◆ The task ◆
In the records below, reproduce exactly the lines from the one containing "Write the matplotlib code for this chart." through the one containing "years = list(range(1965, 2020))", both included, and omit the pictures.

◆ Task data ◆
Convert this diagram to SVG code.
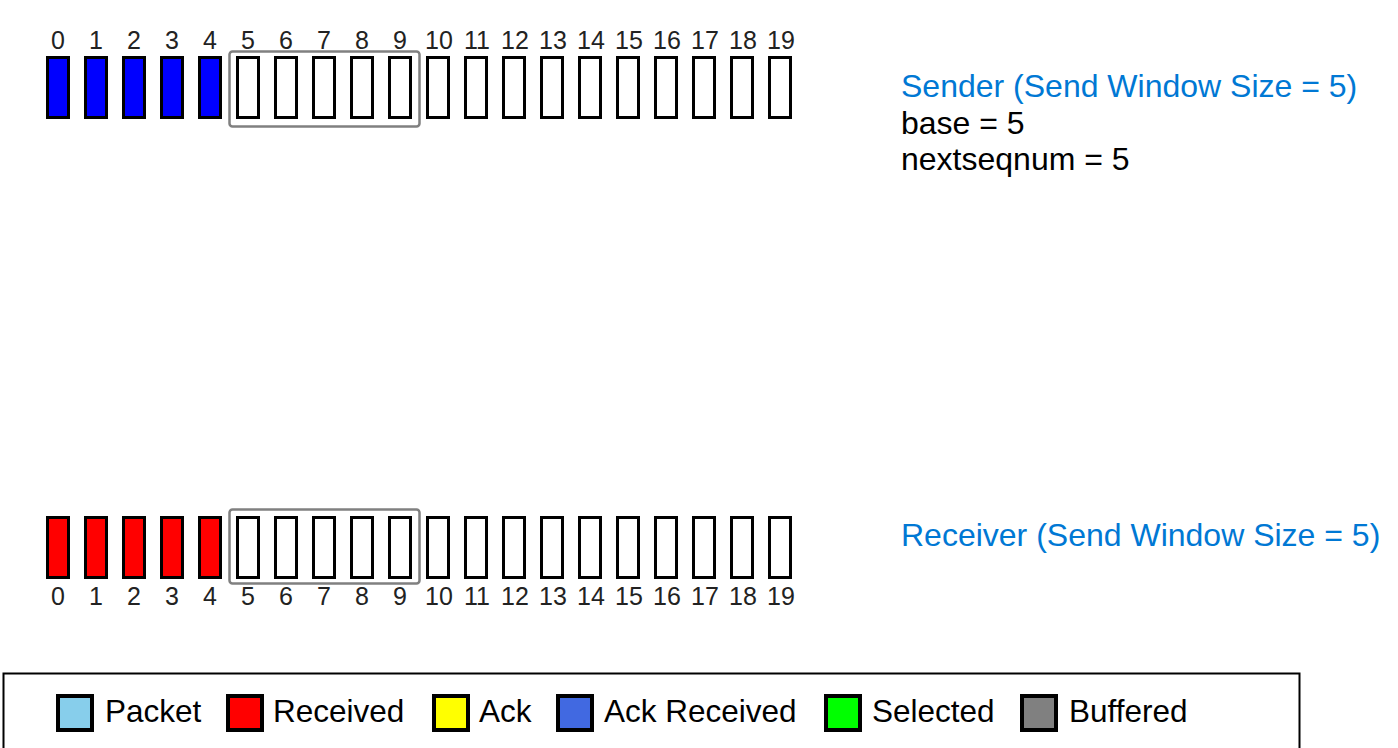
<svg xmlns="http://www.w3.org/2000/svg" width="1398" height="748" viewBox="0 0 1398 748">
<style>
.bg{fill:#ffffff}
.box{stroke:#000;stroke-width:3;fill:#fff}
.snd{fill:#0000ff}
.rcv{fill:#ff0000}
.win{fill:none;stroke:#808080;stroke-width:2.5}
.num{font-family:"Liberation Sans",Arial,sans-serif;font-size:25px;fill:#222;text-anchor:middle}
.title{font-family:"Liberation Sans",Arial,sans-serif;font-size:32px;fill:#0078d4}
.info{font-family:"Liberation Sans",Arial,sans-serif;font-size:32px;fill:#000}
.leg{font-family:"Liberation Sans",Arial,sans-serif;font-size:31.5px;fill:#000}
.sw{stroke:#000;stroke-width:4}
</style>
<defs>
<rect id="b" width="21" height="60" class="box"/>
</defs>
<rect class="bg" x="0" y="0" width="1398" height="748"/>
<g id="sender">
<g id="sender-boxes">
<rect x="47.5" y="57.5" width="21" height="60" class="box snd"/>
<rect x="85.5" y="57.5" width="21" height="60" class="box snd"/>
<rect x="123.5" y="57.5" width="21" height="60" class="box snd"/>
<rect x="161.5" y="57.5" width="21" height="60" class="box snd"/>
<rect x="199.5" y="57.5" width="21" height="60" class="box snd"/>
<use href="#b" x="237.5" y="57.5"/>
<use href="#b" x="275.5" y="57.5"/>
<use href="#b" x="313.5" y="57.5"/>
<use href="#b" x="351.5" y="57.5"/>
<use href="#b" x="389.5" y="57.5"/>
<use href="#b" x="427.5" y="57.5"/>
<use href="#b" x="465.5" y="57.5"/>
<use href="#b" x="503.5" y="57.5"/>
<use href="#b" x="541.5" y="57.5"/>
<use href="#b" x="579.5" y="57.5"/>
<use href="#b" x="617.5" y="57.5"/>
<use href="#b" x="655.5" y="57.5"/>
<use href="#b" x="693.5" y="57.5"/>
<use href="#b" x="731.5" y="57.5"/>
<use href="#b" x="769.5" y="57.5"/>
</g>
<rect id="sender-window" class="win" x="229.5" y="51.5" width="190" height="75" rx="3"/>
<g id="sender-numbers">
<text class="num" x="58" y="49">0</text>
<text class="num" x="96" y="49">1</text>
<text class="num" x="134" y="49">2</text>
<text class="num" x="172" y="49">3</text>
<text class="num" x="210" y="49">4</text>
<text class="num" x="248" y="49">5</text>
<text class="num" x="286" y="49">6</text>
<text class="num" x="324" y="49">7</text>
<text class="num" x="362" y="49">8</text>
<text class="num" x="400" y="49">9</text>
<text class="num" x="439" y="49">10</text>
<text class="num" x="477" y="49">11</text>
<text class="num" x="515" y="49">12</text>
<text class="num" x="553" y="49">13</text>
<text class="num" x="591" y="49">14</text>
<text class="num" x="629" y="49">15</text>
<text class="num" x="667" y="49">16</text>
<text class="num" x="705" y="49">17</text>
<text class="num" x="743" y="49">18</text>
<text class="num" x="781" y="49">19</text>
</g>
<text class="title" x="901" y="97">Sender (Send Window Size = 5)</text>
<text class="info" x="901" y="133.5">base = 5</text>
<text class="info" x="901" y="170">nextseqnum = 5</text>
</g>
<g id="receiver">
<g id="receiver-boxes">
<rect x="47.5" y="517.5" width="21" height="60" class="box rcv"/>
<rect x="85.5" y="517.5" width="21" height="60" class="box rcv"/>
<rect x="123.5" y="517.5" width="21" height="60" class="box rcv"/>
<rect x="161.5" y="517.5" width="21" height="60" class="box rcv"/>
<rect x="199.5" y="517.5" width="21" height="60" class="box rcv"/>
<use href="#b" x="237.5" y="517.5"/>
<use href="#b" x="275.5" y="517.5"/>
<use href="#b" x="313.5" y="517.5"/>
<use href="#b" x="351.5" y="517.5"/>
<use href="#b" x="389.5" y="517.5"/>
<use href="#b" x="427.5" y="517.5"/>
<use href="#b" x="465.5" y="517.5"/>
<use href="#b" x="503.5" y="517.5"/>
<use href="#b" x="541.5" y="517.5"/>
<use href="#b" x="579.5" y="517.5"/>
<use href="#b" x="617.5" y="517.5"/>
<use href="#b" x="655.5" y="517.5"/>
<use href="#b" x="693.5" y="517.5"/>
<use href="#b" x="731.5" y="517.5"/>
<use href="#b" x="769.5" y="517.5"/>
</g>
<rect id="receiver-window" class="win" x="229.5" y="509.5" width="190" height="74" rx="3"/>
<g id="receiver-numbers">
<text class="num" x="58" y="605">0</text>
<text class="num" x="96" y="605">1</text>
<text class="num" x="134" y="605">2</text>
<text class="num" x="172" y="605">3</text>
<text class="num" x="210" y="605">4</text>
<text class="num" x="248" y="605">5</text>
<text class="num" x="286" y="605">6</text>
<text class="num" x="324" y="605">7</text>
<text class="num" x="362" y="605">8</text>
<text class="num" x="400" y="605">9</text>
<text class="num" x="439" y="605">10</text>
<text class="num" x="477" y="605">11</text>
<text class="num" x="515" y="605">12</text>
<text class="num" x="553" y="605">13</text>
<text class="num" x="591" y="605">14</text>
<text class="num" x="629" y="605">15</text>
<text class="num" x="667" y="605">16</text>
<text class="num" x="705" y="605">17</text>
<text class="num" x="743" y="605">18</text>
<text class="num" x="781" y="605">19</text>
</g>
<text class="title" x="901" y="546">Receiver (Send Window Size = 5)</text>
</g>
<g id="legend">
<rect x="3.5" y="673.5" width="1296" height="90" fill="#fff" stroke="#000" stroke-width="2"/>
<rect class="sw" x="58" y="696" width="34" height="34" fill="#87ceeb"/>
<text class="leg" x="105" y="722">Packet</text>
<rect class="sw" x="228" y="696" width="34" height="34" fill="#ff0000"/>
<text class="leg" x="273" y="722">Received</text>
<rect class="sw" x="434" y="696" width="34" height="34" fill="#ffff00"/>
<text class="leg" x="479" y="722">Ack</text>
<rect class="sw" x="558" y="696" width="34" height="34" fill="#4169e1"/>
<text class="leg" x="604" y="722">Ack Received</text>
<rect class="sw" x="826" y="696" width="34" height="34" fill="#00ff00"/>
<text class="leg" x="872" y="722">Selected</text>
<rect class="sw" x="1022" y="696" width="34" height="34" fill="#808080"/>
<text class="leg" x="1069" y="722">Buffered</text>
</g>
<g id="connectors"/>
</svg>
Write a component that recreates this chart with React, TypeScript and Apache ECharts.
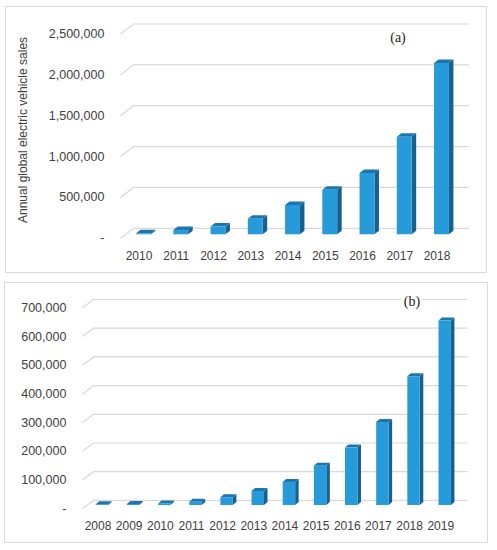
import { useEffect, useRef } from "react";
import * as echarts from "echarts";

// Panel (a): annual global EV sales
const YEARS_A = ["2010", "2011", "2012", "2013", "2014", "2015", "2016", "2017", "2018"];
const SALES_A = [12000, 52000, 95000, 190000, 360000, 545000, 750000, 1195000, 2095000];
const TICKS_A = [0, 500000, 1000000, 1500000, 2000000, 2500000];

// Panel (b)
const YEARS_B = ["2008", "2009", "2010", "2011", "2012", "2013", "2014", "2015", "2016", "2017", "2018", "2019"];
const SALES_B = [3000, 3500, 5500, 11500, 27000, 49000, 80000, 137000, 200000, 289000, 449000, 643000];
const TICKS_B = [0, 100000, 200000, 300000, 400000, 500000, 600000, 700000];

const FRONT = "#279bd9";
const TOP = "#1c76ae";
const SIDE = "#16618e";
const GRID = "#d9d9d9";
const TEXT = "#404040";
const FONT = "'Liberation Sans', Arial, sans-serif";

// back-wall gridlines with the little slanted floor edge on the left
const floorLines = (dx: number, dy: number) => (params: any, api: any) => {
  const cs = params.coordSys;
  const y = api.coord([0, api.value(1)])[1];
  return {
    type: "polyline",
    silent: true,
    shape: { points: [[cs.x, y], [cs.x + dx, y + dy], [cs.x + cs.width + dx, y + dy]] },
    style: { stroke: GRID, fill: null, lineWidth: 1.2 },
  };
};

// pseudo-3D column: front face, top and right side
const bars3d = (ox: number, oy: number, dx: number, dy: number) => (params: any, api: any) => {
  const i = api.value(0);
  const [cx, yTop] = api.coord([i, api.value(1)]);
  const yBase = api.coord([i, 0])[1];
  const w = api.size([1, 0])[0] * 0.4;
  const xl = cx + ox - w / 2;
  const xr = xl + w;
  const t = yTop + oy;
  const b = yBase + oy;
  return {
    type: "group",
    children: [
      { type: "polygon", shape: { points: [[xr, t], [xr + dx, t + dy], [xr + dx, b + dy], [xr, b]] }, style: { fill: SIDE } },
      { type: "polygon", shape: { points: [[xl, t], [xl + dx, t + dy], [xr + dx, t + dy], [xr, t]] }, style: { fill: TOP } },
      { type: "rect", shape: { x: xl, y: t, width: w, height: b - t }, style: { fill: FRONT } },
    ],
  };
};

const fmt = (v: number) => (v === 0 ? "-" : v.toLocaleString("en-US"));

export default function App() {
  const ref = useRef<HTMLDivElement>(null);

  useEffect(() => {
    if (!ref.current) return;
    const chart = echarts.init(ref.current, undefined, { renderer: "svg" });
    chart.setOption({
      animation: false,
      backgroundColor: "#ffffff",
      grid: [
        { left: 120.4, right: 41.4, top: 34, bottom: 311.7 },
        { left: 82.4, right: 40.7, top: 307.8, bottom: 41.3 },
      ],
      xAxis: [
        {
          gridIndex: 0, type: "category", data: YEARS_A,
          axisLine: { show: false }, axisTick: { show: false },
          axisLabel: { color: TEXT, fontFamily: FONT, fontSize: 12, margin: 12, interval: 0 },
        },
        {
          gridIndex: 1, type: "category", data: YEARS_B,
          axisLine: { show: false }, axisTick: { show: false },
          axisLabel: { color: TEXT, fontFamily: FONT, fontSize: 12, margin: 11, interval: 0 },
        },
      ],
      yAxis: [
        {
          gridIndex: 0, type: "value", min: 0, max: 2500000, interval: 500000,
          axisLine: { show: false }, axisTick: { show: false }, splitLine: { show: false },
          axisLabel: { color: TEXT, fontFamily: FONT, fontSize: 12.5, margin: 16, formatter: fmt },
        },
        {
          gridIndex: 1, type: "value", min: 0, max: 700000, interval: 100000,
          axisLine: { show: false }, axisTick: { show: false }, splitLine: { show: false },
          axisLabel: { color: TEXT, fontFamily: FONT, fontSize: 12.5, margin: 16, formatter: fmt },
        },
      ],
      series: [
        {
          type: "custom", xAxisIndex: 0, yAxisIndex: 0, z: 1, silent: true,
          renderItem: floorLines(13.3, -10),
          data: TICKS_A.map((v) => [0, v]),
        },
        {
          type: "custom", xAxisIndex: 0, yAxisIndex: 0, z: 2,
          renderItem: bars3d(4.5, -4, 4.5, -3.5),
          data: SALES_A.map((v, i) => [i, v]),
        },
        {
          type: "custom", xAxisIndex: 1, yAxisIndex: 1, z: 1, silent: true,
          renderItem: floorLines(11.2, -8.3),
          data: TICKS_B.map((v) => [0, v]),
        },
        {
          type: "custom", xAxisIndex: 1, yAxisIndex: 1, z: 2,
          renderItem: bars3d(4, -3.7, 3.5, -3),
          data: SALES_B.map((v, i) => [i, v]),
        },
      ],
      graphic: [
        { type: "rect", shape: { x: 5.5, y: 6.5, width: 481, height: 266 }, style: { fill: "transparent", stroke: GRID, lineWidth: 1 }, silent: true },
        { type: "rect", shape: { x: 4.5, y: 282.5, width: 483, height: 260 }, style: { fill: "transparent", stroke: GRID, lineWidth: 1 }, silent: true },
        {
          type: "text", x: 23, y: 130, rotation: Math.PI / 2,
          style: { text: "Annual global electric vehicle sales", font: `12px ${FONT}`, fill: TEXT, align: "center", verticalAlign: "middle" },
        },
        {
          type: "text", x: 398, y: 37, z: 10,
          style: { text: "(a)", font: "14px 'Liberation Serif', 'Times New Roman', serif", fill: "#222", align: "center", verticalAlign: "middle" },
        },
        {
          type: "text", x: 412, y: 301.5, z: 10,
          style: {
            text: "(b)", font: "14px 'Liberation Serif', 'Times New Roman', serif", fill: "#222",
            align: "center", verticalAlign: "middle", backgroundColor: "#ffffff", padding: [0, 2],
          },
        },
      ],
    });
    return () => chart.dispose();
  }, []);

  return <div ref={ref} style={{ position: "absolute", left: 0, top: 0, width: 497, height: 550 }} />;
}
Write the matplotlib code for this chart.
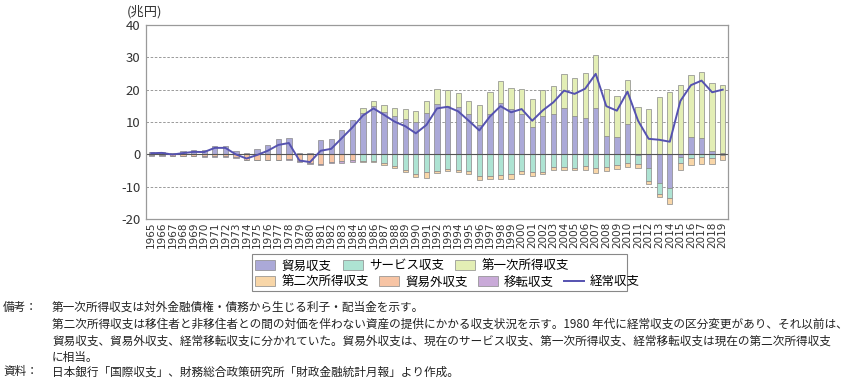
import numpy as np
import matplotlib.pyplot as plt
from matplotlib.lines import Line2D
from matplotlib.patches import Patch, Rectangle

plt.rcParams['font.family'] = ['Noto Sans CJK JP', 'DejaVu Sans']
plt.rcParams['axes.unicode_minus'] = False

years = list(range(1965, 2020))

# 1965-1984 (old classification), trillion yen
trade_old = [0.7, 0.83, 0.43, 0.9, 1.33, 1.44, 2.6, 2.6, 1.0, 0.4,
             1.6, 3.0, 4.6, 5.2, 0.5, 0.5, 4.5, 4.6, 7.6, 10.6]
invisible_old = [-0.32, -0.32, -0.43, -0.47, -0.5, -0.65, -0.6, -0.58, -0.95, -1.7,
                 -1.6, -1.75, -1.6, -1.55, -2.1, -2.6, -3.0, -2.45, -2.2, -1.9]
transfer_old = [-0.05, -0.06, -0.06, -0.07, -0.08, -0.08, -0.09, -0.11, -0.1, -0.08,
                -0.11, -0.1, -0.1, -0.11, -0.2, -0.3, -0.3, -0.3, -0.35, -0.35]

# 1985-2019 (BPM6)
trade_new = [12.8, 15.0, 13.2, 11.8, 11.0, 10.1, 12.9, 15.7, 15.0, 14.6,
             12.4, 9.0, 12.4, 16.0, 14.0, 12.6, 8.6, 12.0, 12.4, 14.4,
             11.8, 11.1, 14.2, 5.8, 5.3, 9.5, -0.3, -4.3, -8.8, -10.4,
             -0.9, 5.5, 5.0, 1.1, 0.5]
services_new = [-2.0, -2.0, -2.7, -3.7, -4.7, -6.0, -5.6, -5.2, -4.6, -4.9,
                -5.3, -6.8, -6.6, -6.5, -6.2, -5.2, -5.6, -5.4, -3.9, -3.8,
                -4.1, -3.7, -4.3, -3.9, -3.2, -2.7, -2.8, -3.8, -3.5, -3.1,
                -1.9, -1.1, -0.7, -1.0, -0.2]
primary_new = [1.5, 1.6, 2.2, 2.6, 3.1, 3.3, 3.5, 4.4, 4.9, 4.3,
               4.1, 6.2, 6.9, 6.6, 6.5, 7.6, 8.4, 7.8, 8.6, 10.3,
               11.9, 14.2, 16.4, 14.3, 12.6, 13.6, 14.6, 14.0, 17.6, 19.4,
               21.3, 19.1, 20.6, 21.0, 21.0]
secondary_new = [-0.3, -0.4, -0.5, -0.6, -0.7, -0.9, -1.7, -0.7, -0.6, -0.7,
                 -0.8, -1.0, -1.0, -1.1, -1.3, -1.0, -1.0, -0.8, -1.0, -0.9,
                 -0.8, -1.2, -1.4, -1.4, -1.2, -1.1, -1.1, -1.2, -1.0, -2.0,
                 -2.0, -2.1, -2.2, -2.0, -1.4]

current_account = [0.34, 0.45, -0.07, 0.38, 0.76, 0.71, 2.0, 2.0, -0.04, -1.3,
                   -0.2, 1.1, 2.9, 3.5, -1.9, -2.4, 1.1, 1.7, 5.0, 8.3,
                   12.0, 14.2, 12.2, 10.1, 8.7, 6.5, 9.1, 14.2, 14.7, 13.3,
                   10.4, 7.4, 11.7, 14.9, 13.0, 14.0, 10.4, 13.6, 16.1, 19.7,
                   18.7, 20.3, 24.9, 14.9, 13.5, 19.4, 10.4, 4.8, 4.5, 3.9,
                   16.5, 21.4, 22.8, 19.2, 20.0]

n_old = len(trade_old)
n_new = len(trade_new)
components = {
    '貿易収支': trade_old + trade_new,
    'サービス収支': [0] * n_old + services_new,
    '第一次所得収支': [0] * n_old + primary_new,
    '第二次所得収支': [0] * n_old + secondary_new,
    '貿易外収支': invisible_old + [0] * n_new,
    '移転収支': transfer_old + [0] * n_new,
}
colors = {
    '貿易収支': '#aba9d8',
    'サービス収支': '#aee3d3',
    '第一次所得収支': '#e3eeb5',
    '第二次所得収支': '#f8d6a8',
    '貿易外収支': '#f7c4a4',
    '移転収支': '#c9aad8',
}
line_color = '#5552b0'

fig = plt.figure(figsize=(8.56, 3.78), dpi=100)
ax = fig.add_axes([146 / 856, 1 - 219 / 378, (728 - 146) / 856, (219 - 25) / 378])

x = np.arange(len(years))
pos = np.zeros(len(x))
neg = np.zeros(len(x))
for name, vals in components.items():
    v = np.array(vals, dtype=float)
    m = v != 0
    bottom = np.where(v >= 0, pos, neg)
    ax.bar(x[m], v[m], width=0.5, bottom=bottom[m], color=colors[name],
           edgecolor='#888888', linewidth=0.5, zorder=2)
    pos += np.clip(v, 0, None)
    neg += np.clip(v, None, 0)

ax.axhline(0, color='#555555', lw=0.8, zorder=2.5)
ax.plot(x, current_account, color=line_color, lw=1.4, zorder=3)

ax.set_xlim(-0.5, len(years) - 0.5)
ax.set_ylim(-20, 40)
ax.set_yticks(range(-20, 41, 10))
ax.set_xticks(x)
ax.set_xticklabels([str(y) for y in years], rotation=90, fontsize=7.5,
                   family='DejaVu Sans')
ax.tick_params(axis='y', labelsize=9.5, length=0, pad=4, colors='#333333')
ax.tick_params(axis='x', length=0, pad=2, colors='#333333')
ax.yaxis.grid(True, linestyle=(0, (3, 2)), color='#8a8a8a', lw=0.6)
ax.set_axisbelow(True)
for s in ax.spines.values():
    s.set_color('#9a9a9a')
    s.set_linewidth(0.9)

fig.text(127 / 856, 1 - 12 / 378, '(兆円)', fontsize=9.5, va='center', ha='left', color='#333333')

# legend (two rows inside one frame)
row1 = ['貿易収支', 'サービス収支', '第一次所得収支']
row2 = ['第二次所得収支', '貿易外収支', '移転収支']
h1 = [Patch(facecolor=colors[k], edgecolor='#888888', lw=0.5) for k in row1]
h2 = [Patch(facecolor=colors[k], edgecolor='#888888', lw=0.5) for k in row2]
h2.append(Line2D([], [], color=line_color, lw=1.4))
lab2 = row2 + ['経常収支']
leg_kw = dict(frameon=False, fontsize=9, handlelength=1.6, handleheight=0.8,
              handletextpad=0.5, borderpad=0, borderaxespad=0, loc='center left')
fig.legend(h1, row1, ncol=3, columnspacing=0.9,
           bbox_to_anchor=(255 / 856, 1 - 266 / 378), **leg_kw)
fig.legend(h2, lab2, ncol=4, columnspacing=0.8,
           bbox_to_anchor=(255 / 856, 1 - 282 / 378), **leg_kw)
fig.patches.append(Rectangle((252 / 856, 1 - 291 / 378), (627 - 252) / 856, (291 - 254) / 378,
                             transform=fig.transFigure, fill=False, edgecolor='#888888', lw=0.8))

# notes
note_fs = 8.4
notes = [
    (307, '備考：', '第一次所得収支は対外金融債権・債務から生じる利子・配当金を示す。'),
    (324, '', '第二次所得収支は移住者と非移住者との間の対価を伴わない資産の提供にかかる収支状況を示す。1980 年代に経常収支の区分変更があり、それ以前は、'),
    (341, '', '貿易収支、貿易外収支、経常移転収支に分かれていた。貿易外収支は、現在のサービス収支、第一次所得収支、経常移転収支は現在の第二次所得収支'),
    (357, '', 'に相当。'),
    (372, '資料：', '日本銀行「国際収支」、財務総合政策研究所「財政金融統計月報」より作成。'),
]
for ypix, label, body in notes:
    if label:
        fig.text(3 / 856, 1 - ypix / 378, label, fontsize=note_fs, va='center', color='#222222')
    fig.text(52 / 856, 1 - ypix / 378, body, fontsize=note_fs, va='center', color='#222222')

fig.savefig('out.png', dpi=100)
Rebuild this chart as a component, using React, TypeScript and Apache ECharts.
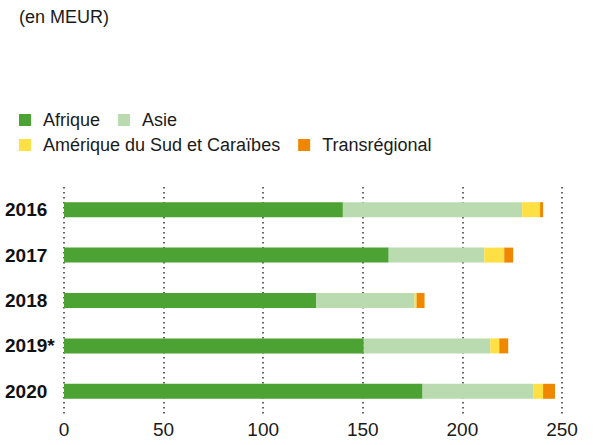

◆ Task output ◆
Write the matplotlib code for this chart.
import numpy as np
import matplotlib.pyplot as plt
from matplotlib.lines import Line2D
from matplotlib.patches import Patch, Rectangle

plt.rcParams['font.family'] = ['Noto Sans CJK JP', 'DejaVu Sans']
plt.rcParams['axes.unicode_minus'] = False

years = list(range(1965, 2020))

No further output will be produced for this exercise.